# Part Capital and Interest Arrangement



## james-jones (10 Oct 2013)

Hi

I have 242000 remaining on my PTSB mortgage and the bank has asked me to consider a long term payment solution (*Part Capital and Interest Arrangement) *as I was finding it difficult to pay back the full monthly amount of 1575.00

The remainder of my mortgage is 18.5 years and they have suggested that I pay back the interest 804.00 (4.34%) and part of the capital (400.00) and what remains at the end of the 18.5 years is what I will owe them.

How do I calculate what will remain of the capital after the 18.5 years of paying 1200 each month.

I appreciate any help with this as I can not find any such calculators on-line

Thanks


----------



## orka (10 Oct 2013)

Starting with 242K outstanding, an interest rate of 4.34% pa and a 1,200 monthly repayment, I get an outstanding balance after 18.5 years (222 months) of just under 127K. 

Not sure if your initial interest/capital split is correct ~ at 4.34% pa on 242K, interest is 860-ish per month so you will only be repaying 340 capital per month at the start - but as your balance decreases you will be repaying more and more capital each month.

Repaying 1,200 per month will clear the loan after 29.5 years.


----------



## james-jones (10 Oct 2013)

*Concerning*

Thanks for the reply, it is very concerning that I would be left to pay 127k after the 18.5 years.

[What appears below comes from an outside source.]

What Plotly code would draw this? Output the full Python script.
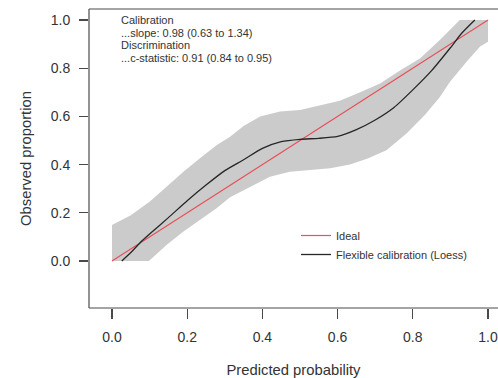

I will have to check if they will offer a split mortgage, because if I can warehouse 60k at 0% and pay of the capital and interest of the 180k at 4.34% then the monthly payment will be 1200 the same as the part capital.

Thanks for your help, any advice is welcome


----------



## Brendan Burgess (10 Oct 2013)

james-jones said:


> Thanks for the reply, it is very concerning that I would be left to pay 127k after the 18.5 years.



You shouldn't be overly concerned about what happens in 18.5 years.

You are struggling at the moment. Don't scrimp and save so that you pay off your mortgage according to some schedule agreed some years ago when your circumstances were different. 

ptsb are extending the term to 30 years. If your circumstances improve in the meantime, you can up your repayments and reduce the term. 

Brendan


----------



## james-jones (11 Oct 2013)

My problem is that I am 44, so will be at retirement age in 21 years so extending the term of the mortgage beyond 21 years is a scary thought as I will not have any income to pay it off.


----------



## orka (11 Oct 2013)

As Brendan said, don't panic about the long term - you have a shortish term solution that will give you some breathing space.  Hopefully your circumstances will improve over time as we get out of recession and there may be opportunities to increase your repayments - the 1200 is more than covering interest so any extra payments will go straight to repaying capital.  

Just as an example, if you pay the 1,200 per month for five years and then increase payments by 5% each year (so 1,260 per month in year 6, 1,323 in year 7 etc.), you would pay off the loan in just over 19 years (230 months).  If you increase by 3.5% each year after year 5 (1,242 in year 6, 1,283 in year 7 etc.), you would have the loan repaid in 21 years time when you will be 65.   Salaries/taxes won't be at 2013 levels in 5/10/20 years time but your mortgage amount is fixed - inflation should be your friend.


----------



## cremeegg (15 Oct 2013)

orka said:


> Salaries/taxes won't be at 2013 levels in 5/10/20 years time but your mortgage amount is fixed - inflation should be your friend.



Okra, You still have the inflation mind set. The economic culture in the ascendant in Europe is dead set against inflation. Inflation is likely to be very subdued in the coming years. Japan proves that inflation is not inevitable.

As for taxes, we are borrowing e1bn a month, future taxes will have to fund future state spending and service this debt.

Sorry OP but that 242,000 mountain is not going away


----------



## james-jones (3 Nov 2013)

Hi

PTSB have offered me a split mortgage, after a period of 6 months.  They would not give much information on the split but that they did say they would extend the length of the mortgage by 2 years and warehouse 83.5000 at 0% interest rate (but the interest rate is variable and can change).

To me this seems like an OK deal.

Is it?, or am I missing something.

Thanks


----------



## Luternau (3 Nov 2013)

Looks like a good outcome. 

83k warehoused is more than the 60k you were looking for so that should be a bonus.  I dont think they will formalise a fixed period of time for 0% interest on this, as doing so prevents them from adjusting it should your circumstances improve. In any event any period interest free helps you pay down the non-warehoused amount. 

Did they state how long the split arrangement was for? And what the rate would be on the non-warehoused amount?


----------



## james-jones (3 Nov 2013)

The split will last for the length of the mortgage (20.5 years).  The rate for the non-warehouse part is the current rate of 4.34%.

Thanks


----------



## Luternau (3 Nov 2013)

Earlier you were concerned about not having it all paid off by 65-does this still concern you?  You have to be happy with the current arrangement and know what it may mean for you at the end of the arrangement.


----------